Garcia concedes that getting inside and staying there might be a problem if Cortez disengages the fighters as he did when Marcos Maidana, a vicious in-fighter, lost to Amir Khan. "When Maidana was coming in to hit Khan, he was separating them so quick. That's Maidana's chance gone right there. If the ref will take Victor out of there, he won't let him fight."

There is one part of Mayweather's armoury that concerns Garcia more than any other: his elbow. "When he fought Hatton, [Mayweather] was using the elbow so much. And Joe Cortez was looking at the elbow, right there in front of him.

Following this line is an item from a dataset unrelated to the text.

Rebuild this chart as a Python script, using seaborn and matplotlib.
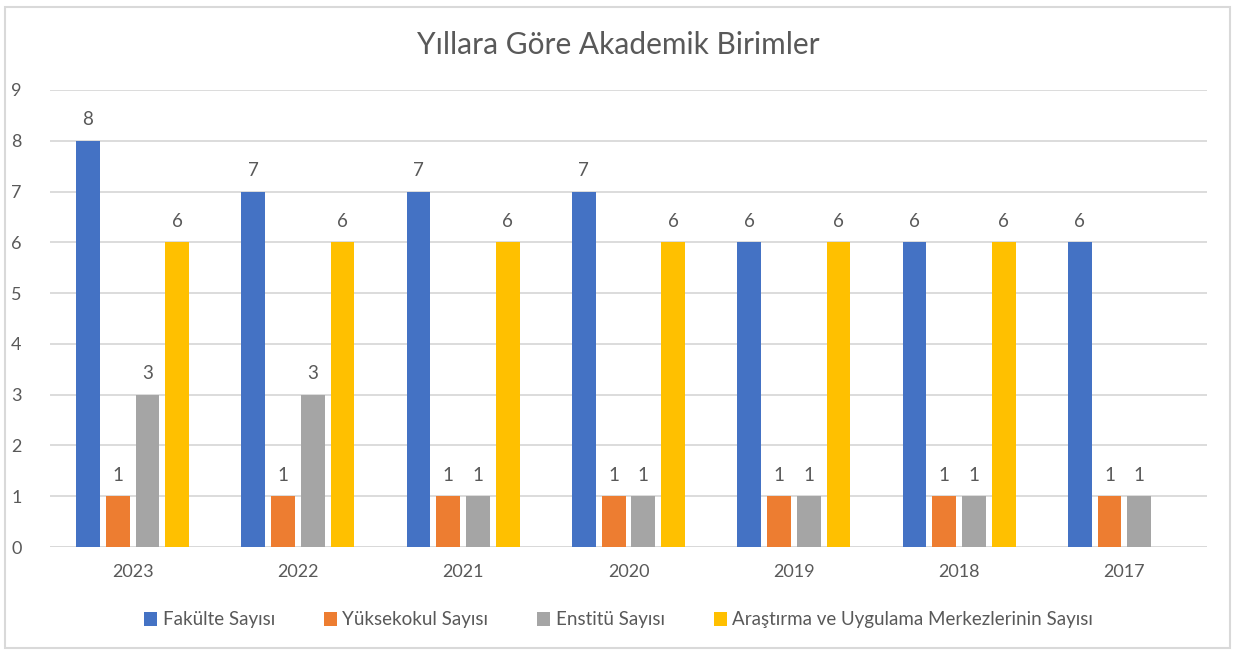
import matplotlib.pyplot as plt
import numpy as np
import pandas as pd
import seaborn as sns
from matplotlib.patches import Rectangle

years = ["2023", "2022", "2021", "2020", "2019", "2018", "2017"]
fakulte = [8, 7, 7, 7, 6, 6, 6]
yuksekokul = [1, 1, 1, 1, 1, 1, 1]
enstitu = [3, 3, 1, 1, 1, 1, 1]
arastirma = [6, 6, 6, 6, 6, 6, np.nan]

series = [
    "Fakülte Sayısı",
    "Yüksekokul Sayısı",
    "Enstitü Sayısı",
    "Araştırma ve Uygulama Merkezlerinin Sayısı",
]
colors = ["#4472C4", "#ED7D31", "#A5A5A5", "#FFC000"]

df = pd.DataFrame({
    "year": years * 4,
    "series": np.repeat(series, len(years)),
    "value": fakulte + yuksekokul + enstitu + arastirma,
})

sns.set_theme(style="white")
plt.rcParams["font.family"] = ["Lato", "DejaVu Sans"]
text_color = "#595959"

fig = plt.figure(figsize=(12.37, 6.53), dpi=100)
ax = fig.add_axes([50 / 1237, 1 - 547 / 653, 1157 / 1237, 457 / 653])

sns.barplot(data=df, x="year", y="value", hue="series", order=years,
            hue_order=series, palette=colors, width=0.72, gap=0.2,
            saturation=1, linewidth=0, ax=ax, legend=True)

for cont in ax.containers:
    labels = ["" if np.isnan(v) else f"{v:g}" for v in cont.datavalues]
    ax.bar_label(cont, labels=labels, padding=9, fontsize=13.5, color=text_color)

ax.set_ylim(0, 9)
ax.set_yticks(range(10))
ax.yaxis.grid(True, color="#D9D9D9", linewidth=1.3)
ax.set_axisbelow(True)
for s in ax.spines.values():
    s.set_visible(False)
ax.axhline(0, color="#D9D9D9", linewidth=1.3, zorder=0)
ax.set_xlabel("")
ax.set_ylabel("")
ax.tick_params(axis="both", length=0, labelsize=13, labelcolor=text_color)
ax.tick_params(axis="x", pad=12)
ax.tick_params(axis="y", pad=28)
for lbl in ax.get_yticklabels():
    lbl.set_horizontalalignment("left")

handles, lbls = ax.get_legend_handles_labels()
ax.legend(handles, lbls, loc="center", bbox_to_anchor=(0.5, 1 - 620 / 653),
          bbox_transform=fig.transFigure, ncol=4, frameon=False,
          fontsize=13.5, handlelength=0.7, handleheight=0.7,
          handletextpad=0.3, columnspacing=2.6, labelcolor=text_color)

fig.text(0.5, 1 - 45 / 653, "Yıllara Göre Akademik Birimler", ha="center",
         va="center", fontsize=21.5, color=text_color)

fig.patches.append(Rectangle((5 / 1237, 5 / 653), 1225 / 1237, 641 / 653,
                             transform=fig.transFigure, fill=False,
                             edgecolor="#D9D9D9", linewidth=1.5))

fig.savefig("out.png", dpi=100, facecolor="white")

I don't know why he didn't take a point off him."

Mayweather's elbow comes up when he turns his body and leans away to offer a smaller target, as Cornelius Boza Edwards notes. Boza Edwards, the Ugandan who boxed out of Britain in the 80s and briefly held the world super-featherweight title, has been a Las Vegan for 30 years and works in the Mayweather camp.

"Floyd keeps his chin tucked in near his left shoulder, arm down, to draw the punch before countering," he says. "A lot of fighters have done that, including Sugar Ray Robinson."

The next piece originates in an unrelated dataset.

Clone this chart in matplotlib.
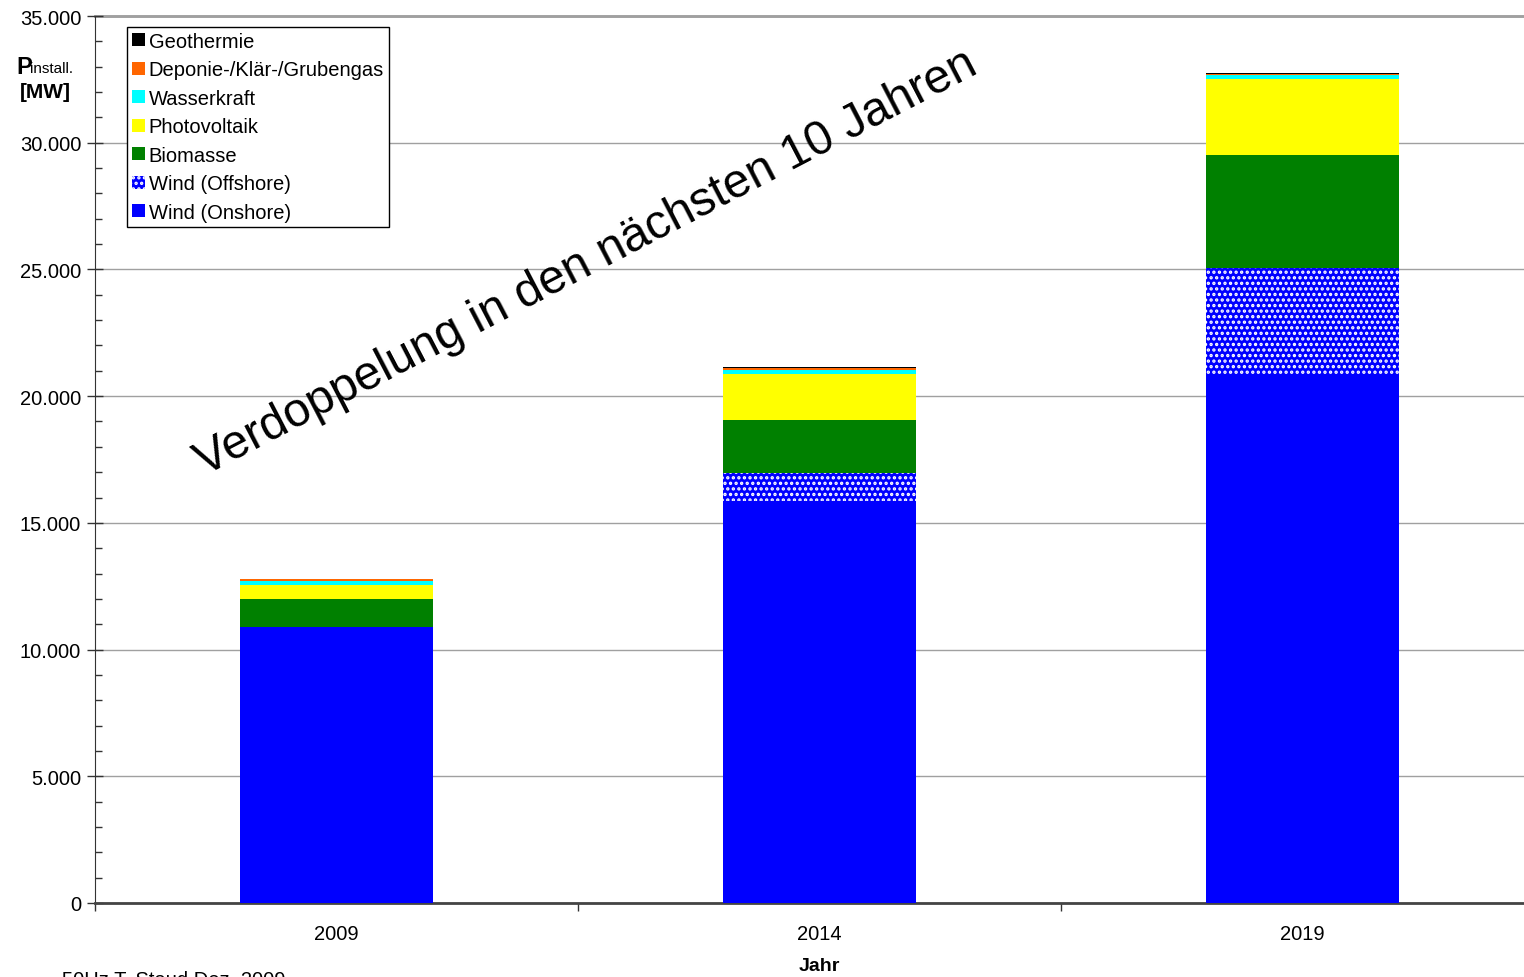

Mayweather would love that comparison. He is dismissive of his generation, preferring to place himself among the greats of the past, and he has a portfolio to support his case. Garcia is unimpressed. "It would not surprise me if we knock him out in the first round," says the trainer, employing the American fight-argot plural.

Some things in life you don't do. You do not leave your glasses on the bed; it can be unwise to back three-year-old fillies, especially each-way; dwarves in New Zealand are to be trusted as far as you can throw them. But, of all the alleged verities, putting faith in a trainer's predictions for a chinny fighter whom bookies rate a 9-2 underdog against a 1-8 counter-punching genius is as perilous a challenge to logic and the fates as exists in sport.

Mayweather, an enthusiastic gambler, this week offered Ortiz an even $2.5m wager on the outcome, the size of the champion's purse. Ortiz declined. He might perish from over-ambition in the MGM Grand, but he is not a complete fool.